Problem to work on> Sort through the entries below and pull out lines containing the word "code".

A run of records:

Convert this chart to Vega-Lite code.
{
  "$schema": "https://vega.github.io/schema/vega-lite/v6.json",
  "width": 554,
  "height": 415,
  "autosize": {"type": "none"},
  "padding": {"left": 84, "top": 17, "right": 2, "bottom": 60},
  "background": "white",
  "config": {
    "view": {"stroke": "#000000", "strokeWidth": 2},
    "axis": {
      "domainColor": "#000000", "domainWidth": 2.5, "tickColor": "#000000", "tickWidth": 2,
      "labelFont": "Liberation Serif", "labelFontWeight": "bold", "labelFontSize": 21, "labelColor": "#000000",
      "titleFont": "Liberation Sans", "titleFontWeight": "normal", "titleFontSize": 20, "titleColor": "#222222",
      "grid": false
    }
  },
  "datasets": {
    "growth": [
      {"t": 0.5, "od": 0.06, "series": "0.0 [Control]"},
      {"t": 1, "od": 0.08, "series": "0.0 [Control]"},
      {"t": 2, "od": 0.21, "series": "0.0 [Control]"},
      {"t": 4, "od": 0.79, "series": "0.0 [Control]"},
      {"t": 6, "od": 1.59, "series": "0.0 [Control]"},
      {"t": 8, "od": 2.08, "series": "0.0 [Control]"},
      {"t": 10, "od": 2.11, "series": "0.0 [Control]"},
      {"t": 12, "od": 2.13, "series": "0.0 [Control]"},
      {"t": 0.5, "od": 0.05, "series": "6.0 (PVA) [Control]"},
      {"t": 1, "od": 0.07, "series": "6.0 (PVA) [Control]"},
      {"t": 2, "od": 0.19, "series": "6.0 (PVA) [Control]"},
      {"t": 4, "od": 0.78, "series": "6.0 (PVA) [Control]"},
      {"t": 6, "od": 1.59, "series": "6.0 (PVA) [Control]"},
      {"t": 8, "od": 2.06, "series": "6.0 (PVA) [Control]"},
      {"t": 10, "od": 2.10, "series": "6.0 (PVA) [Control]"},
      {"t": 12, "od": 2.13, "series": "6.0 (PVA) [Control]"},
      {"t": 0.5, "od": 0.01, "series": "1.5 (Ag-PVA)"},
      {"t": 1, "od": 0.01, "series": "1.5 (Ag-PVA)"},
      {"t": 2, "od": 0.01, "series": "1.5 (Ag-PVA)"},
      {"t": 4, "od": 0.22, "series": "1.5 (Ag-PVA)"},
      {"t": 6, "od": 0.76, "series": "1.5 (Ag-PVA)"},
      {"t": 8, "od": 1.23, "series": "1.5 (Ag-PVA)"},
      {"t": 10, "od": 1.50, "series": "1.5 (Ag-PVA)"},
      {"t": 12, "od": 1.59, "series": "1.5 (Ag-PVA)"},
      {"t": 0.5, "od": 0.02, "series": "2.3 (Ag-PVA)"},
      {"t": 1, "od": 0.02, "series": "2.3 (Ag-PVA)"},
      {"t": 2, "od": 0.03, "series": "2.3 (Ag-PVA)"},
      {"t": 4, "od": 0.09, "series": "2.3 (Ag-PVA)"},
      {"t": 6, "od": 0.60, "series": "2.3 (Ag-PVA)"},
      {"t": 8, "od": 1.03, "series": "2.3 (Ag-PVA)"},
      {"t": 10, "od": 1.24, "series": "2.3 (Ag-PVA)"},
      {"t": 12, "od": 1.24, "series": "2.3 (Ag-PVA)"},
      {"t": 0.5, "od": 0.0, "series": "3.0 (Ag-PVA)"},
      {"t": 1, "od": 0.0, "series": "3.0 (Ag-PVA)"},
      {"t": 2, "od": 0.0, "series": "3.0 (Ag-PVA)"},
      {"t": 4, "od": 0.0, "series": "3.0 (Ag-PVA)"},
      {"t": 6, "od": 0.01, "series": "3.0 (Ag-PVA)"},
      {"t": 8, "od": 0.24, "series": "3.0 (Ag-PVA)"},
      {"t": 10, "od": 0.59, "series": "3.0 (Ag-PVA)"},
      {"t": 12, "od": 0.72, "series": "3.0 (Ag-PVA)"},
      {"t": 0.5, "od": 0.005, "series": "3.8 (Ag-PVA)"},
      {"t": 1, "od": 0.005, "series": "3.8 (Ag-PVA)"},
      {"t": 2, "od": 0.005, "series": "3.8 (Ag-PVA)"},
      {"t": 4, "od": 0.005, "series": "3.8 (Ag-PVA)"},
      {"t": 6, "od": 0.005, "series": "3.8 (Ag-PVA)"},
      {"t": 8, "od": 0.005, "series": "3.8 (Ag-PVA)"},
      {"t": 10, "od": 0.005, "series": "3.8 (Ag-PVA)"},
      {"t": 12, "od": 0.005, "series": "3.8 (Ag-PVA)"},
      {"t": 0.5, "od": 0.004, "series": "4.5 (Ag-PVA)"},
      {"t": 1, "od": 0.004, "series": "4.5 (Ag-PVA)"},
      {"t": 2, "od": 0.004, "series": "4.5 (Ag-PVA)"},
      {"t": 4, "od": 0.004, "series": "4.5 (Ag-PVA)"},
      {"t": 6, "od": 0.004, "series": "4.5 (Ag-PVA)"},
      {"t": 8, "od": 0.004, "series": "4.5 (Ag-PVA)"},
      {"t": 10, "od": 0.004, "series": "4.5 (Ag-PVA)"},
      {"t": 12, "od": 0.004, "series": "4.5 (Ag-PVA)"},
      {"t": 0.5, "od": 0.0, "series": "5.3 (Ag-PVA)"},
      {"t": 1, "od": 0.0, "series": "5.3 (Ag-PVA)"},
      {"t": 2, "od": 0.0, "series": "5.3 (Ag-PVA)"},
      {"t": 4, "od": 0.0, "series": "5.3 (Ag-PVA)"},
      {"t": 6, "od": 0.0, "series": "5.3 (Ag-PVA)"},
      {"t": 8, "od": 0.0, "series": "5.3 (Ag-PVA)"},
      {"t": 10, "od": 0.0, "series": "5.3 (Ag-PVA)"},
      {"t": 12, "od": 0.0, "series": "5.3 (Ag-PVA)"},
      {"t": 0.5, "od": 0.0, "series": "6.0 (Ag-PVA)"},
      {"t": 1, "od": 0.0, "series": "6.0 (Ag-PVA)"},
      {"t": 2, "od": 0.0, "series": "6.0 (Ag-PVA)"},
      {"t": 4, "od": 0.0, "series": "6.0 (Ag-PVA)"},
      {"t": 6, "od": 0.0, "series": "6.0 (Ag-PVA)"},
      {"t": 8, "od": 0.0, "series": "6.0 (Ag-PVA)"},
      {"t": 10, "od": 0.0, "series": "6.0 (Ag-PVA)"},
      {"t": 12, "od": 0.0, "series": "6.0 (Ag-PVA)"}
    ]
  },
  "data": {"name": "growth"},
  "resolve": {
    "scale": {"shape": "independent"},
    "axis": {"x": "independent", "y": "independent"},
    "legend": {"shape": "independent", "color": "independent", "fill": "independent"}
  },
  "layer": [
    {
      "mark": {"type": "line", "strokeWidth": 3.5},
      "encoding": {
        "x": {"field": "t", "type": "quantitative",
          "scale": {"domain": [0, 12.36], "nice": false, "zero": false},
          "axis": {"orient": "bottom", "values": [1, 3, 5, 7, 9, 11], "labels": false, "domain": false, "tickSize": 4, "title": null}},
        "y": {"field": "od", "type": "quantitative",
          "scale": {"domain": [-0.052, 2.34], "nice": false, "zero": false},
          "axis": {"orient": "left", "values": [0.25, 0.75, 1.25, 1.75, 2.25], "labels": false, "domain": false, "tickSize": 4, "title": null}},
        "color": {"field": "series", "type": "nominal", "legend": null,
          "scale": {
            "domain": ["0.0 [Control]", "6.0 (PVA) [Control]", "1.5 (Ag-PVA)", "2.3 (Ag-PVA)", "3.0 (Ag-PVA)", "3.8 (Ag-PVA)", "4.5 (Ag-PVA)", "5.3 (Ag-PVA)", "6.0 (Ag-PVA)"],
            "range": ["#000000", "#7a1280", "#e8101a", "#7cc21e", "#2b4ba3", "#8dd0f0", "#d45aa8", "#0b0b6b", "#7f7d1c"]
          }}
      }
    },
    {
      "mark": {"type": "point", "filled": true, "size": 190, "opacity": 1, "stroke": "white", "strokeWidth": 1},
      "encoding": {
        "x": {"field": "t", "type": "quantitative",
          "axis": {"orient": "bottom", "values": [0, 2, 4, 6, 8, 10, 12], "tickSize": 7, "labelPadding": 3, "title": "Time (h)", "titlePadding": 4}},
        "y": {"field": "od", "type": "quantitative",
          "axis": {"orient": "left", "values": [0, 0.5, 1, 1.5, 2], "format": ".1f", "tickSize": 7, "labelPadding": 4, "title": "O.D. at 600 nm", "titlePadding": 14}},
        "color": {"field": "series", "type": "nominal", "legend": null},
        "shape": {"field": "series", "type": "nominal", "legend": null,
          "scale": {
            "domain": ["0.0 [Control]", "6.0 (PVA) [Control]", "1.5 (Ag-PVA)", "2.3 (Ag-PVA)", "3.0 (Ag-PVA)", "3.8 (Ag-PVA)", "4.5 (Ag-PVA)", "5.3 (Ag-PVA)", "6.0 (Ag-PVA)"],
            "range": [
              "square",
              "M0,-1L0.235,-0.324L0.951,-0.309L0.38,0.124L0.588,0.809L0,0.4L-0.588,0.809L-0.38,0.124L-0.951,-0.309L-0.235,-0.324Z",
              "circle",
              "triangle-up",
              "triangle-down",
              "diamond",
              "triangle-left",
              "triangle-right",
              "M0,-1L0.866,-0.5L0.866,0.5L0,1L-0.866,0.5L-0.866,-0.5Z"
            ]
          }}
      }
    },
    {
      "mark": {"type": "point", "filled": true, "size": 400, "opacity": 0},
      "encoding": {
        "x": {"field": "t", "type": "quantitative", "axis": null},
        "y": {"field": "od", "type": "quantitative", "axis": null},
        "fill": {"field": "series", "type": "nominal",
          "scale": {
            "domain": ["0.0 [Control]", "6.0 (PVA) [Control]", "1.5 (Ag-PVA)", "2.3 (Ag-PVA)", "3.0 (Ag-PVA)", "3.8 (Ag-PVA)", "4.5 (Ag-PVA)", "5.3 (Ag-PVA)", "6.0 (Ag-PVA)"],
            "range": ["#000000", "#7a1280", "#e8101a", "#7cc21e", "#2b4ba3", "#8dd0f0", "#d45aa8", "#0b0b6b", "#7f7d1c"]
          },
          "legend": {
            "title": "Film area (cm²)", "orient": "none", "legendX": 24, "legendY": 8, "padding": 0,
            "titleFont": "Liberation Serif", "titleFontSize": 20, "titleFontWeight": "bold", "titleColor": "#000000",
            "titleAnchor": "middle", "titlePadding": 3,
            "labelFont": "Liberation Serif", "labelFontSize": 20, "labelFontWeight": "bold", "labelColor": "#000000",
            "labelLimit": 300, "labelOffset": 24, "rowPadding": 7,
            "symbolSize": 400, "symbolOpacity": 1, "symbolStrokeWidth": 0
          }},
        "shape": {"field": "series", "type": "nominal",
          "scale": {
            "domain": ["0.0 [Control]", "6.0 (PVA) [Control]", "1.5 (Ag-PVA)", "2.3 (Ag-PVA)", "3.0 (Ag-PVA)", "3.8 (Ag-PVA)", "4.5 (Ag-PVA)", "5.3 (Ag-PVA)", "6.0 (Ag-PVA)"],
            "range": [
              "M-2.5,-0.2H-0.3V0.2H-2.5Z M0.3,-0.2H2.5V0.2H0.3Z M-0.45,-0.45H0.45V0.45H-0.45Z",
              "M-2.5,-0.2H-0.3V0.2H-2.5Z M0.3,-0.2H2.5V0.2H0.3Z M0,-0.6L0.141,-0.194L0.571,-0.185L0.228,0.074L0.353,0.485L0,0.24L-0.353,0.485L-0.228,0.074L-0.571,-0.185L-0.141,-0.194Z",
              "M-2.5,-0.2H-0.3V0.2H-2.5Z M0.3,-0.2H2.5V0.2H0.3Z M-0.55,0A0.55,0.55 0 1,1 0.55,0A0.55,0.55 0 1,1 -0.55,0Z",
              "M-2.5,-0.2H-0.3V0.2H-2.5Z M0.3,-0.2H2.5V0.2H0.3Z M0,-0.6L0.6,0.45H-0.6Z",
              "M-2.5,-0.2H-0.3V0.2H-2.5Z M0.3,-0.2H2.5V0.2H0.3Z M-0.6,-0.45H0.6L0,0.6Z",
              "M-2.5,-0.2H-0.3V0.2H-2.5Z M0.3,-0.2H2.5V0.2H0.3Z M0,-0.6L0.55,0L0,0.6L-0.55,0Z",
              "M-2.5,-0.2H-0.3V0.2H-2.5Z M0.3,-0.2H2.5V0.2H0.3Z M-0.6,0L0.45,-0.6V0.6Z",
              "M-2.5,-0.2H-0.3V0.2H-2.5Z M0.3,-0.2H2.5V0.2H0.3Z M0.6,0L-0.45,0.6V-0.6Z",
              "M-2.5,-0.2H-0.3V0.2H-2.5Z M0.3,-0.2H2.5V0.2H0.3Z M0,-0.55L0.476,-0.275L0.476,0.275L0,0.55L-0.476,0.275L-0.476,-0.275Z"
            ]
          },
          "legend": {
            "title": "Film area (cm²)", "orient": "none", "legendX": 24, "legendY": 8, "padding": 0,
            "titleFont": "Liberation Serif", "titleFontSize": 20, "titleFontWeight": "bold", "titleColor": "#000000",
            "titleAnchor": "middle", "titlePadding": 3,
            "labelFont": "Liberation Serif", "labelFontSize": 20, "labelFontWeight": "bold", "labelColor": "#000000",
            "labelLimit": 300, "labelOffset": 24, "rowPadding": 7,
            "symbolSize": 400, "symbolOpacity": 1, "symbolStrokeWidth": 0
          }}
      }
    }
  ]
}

---

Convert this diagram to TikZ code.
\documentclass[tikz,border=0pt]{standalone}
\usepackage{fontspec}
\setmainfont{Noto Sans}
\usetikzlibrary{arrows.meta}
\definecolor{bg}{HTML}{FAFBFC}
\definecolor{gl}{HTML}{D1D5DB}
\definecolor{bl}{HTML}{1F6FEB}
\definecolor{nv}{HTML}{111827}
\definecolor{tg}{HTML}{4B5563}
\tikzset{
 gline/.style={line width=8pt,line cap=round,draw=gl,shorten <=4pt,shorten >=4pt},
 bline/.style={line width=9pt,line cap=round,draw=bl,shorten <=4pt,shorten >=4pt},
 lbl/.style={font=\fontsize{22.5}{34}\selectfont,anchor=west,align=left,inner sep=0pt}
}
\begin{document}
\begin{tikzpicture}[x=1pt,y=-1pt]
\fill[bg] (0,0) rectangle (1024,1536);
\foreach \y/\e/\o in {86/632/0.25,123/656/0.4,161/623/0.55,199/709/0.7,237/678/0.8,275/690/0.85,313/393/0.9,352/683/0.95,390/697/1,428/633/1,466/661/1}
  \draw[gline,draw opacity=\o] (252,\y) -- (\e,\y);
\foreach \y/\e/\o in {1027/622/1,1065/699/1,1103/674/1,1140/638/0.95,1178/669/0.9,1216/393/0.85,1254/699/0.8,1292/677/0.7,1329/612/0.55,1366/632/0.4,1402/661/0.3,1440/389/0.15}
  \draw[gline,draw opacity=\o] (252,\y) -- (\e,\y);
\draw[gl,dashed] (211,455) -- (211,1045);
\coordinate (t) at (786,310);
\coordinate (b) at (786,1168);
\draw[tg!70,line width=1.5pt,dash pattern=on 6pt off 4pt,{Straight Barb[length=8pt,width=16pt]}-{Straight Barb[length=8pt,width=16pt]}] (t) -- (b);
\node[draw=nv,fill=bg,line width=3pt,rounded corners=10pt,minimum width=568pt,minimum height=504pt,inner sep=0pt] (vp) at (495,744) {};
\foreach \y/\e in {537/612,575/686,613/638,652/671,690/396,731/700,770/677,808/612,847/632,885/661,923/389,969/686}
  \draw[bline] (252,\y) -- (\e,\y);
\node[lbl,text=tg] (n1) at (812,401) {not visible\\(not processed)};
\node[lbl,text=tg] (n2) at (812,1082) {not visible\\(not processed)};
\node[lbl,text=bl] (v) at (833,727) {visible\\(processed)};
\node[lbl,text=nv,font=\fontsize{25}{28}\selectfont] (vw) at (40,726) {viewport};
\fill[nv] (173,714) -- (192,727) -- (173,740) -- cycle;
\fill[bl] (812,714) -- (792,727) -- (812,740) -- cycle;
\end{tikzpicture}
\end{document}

Final result>
Convert this chart to Vega-Lite code.
Convert this diagram to TikZ code.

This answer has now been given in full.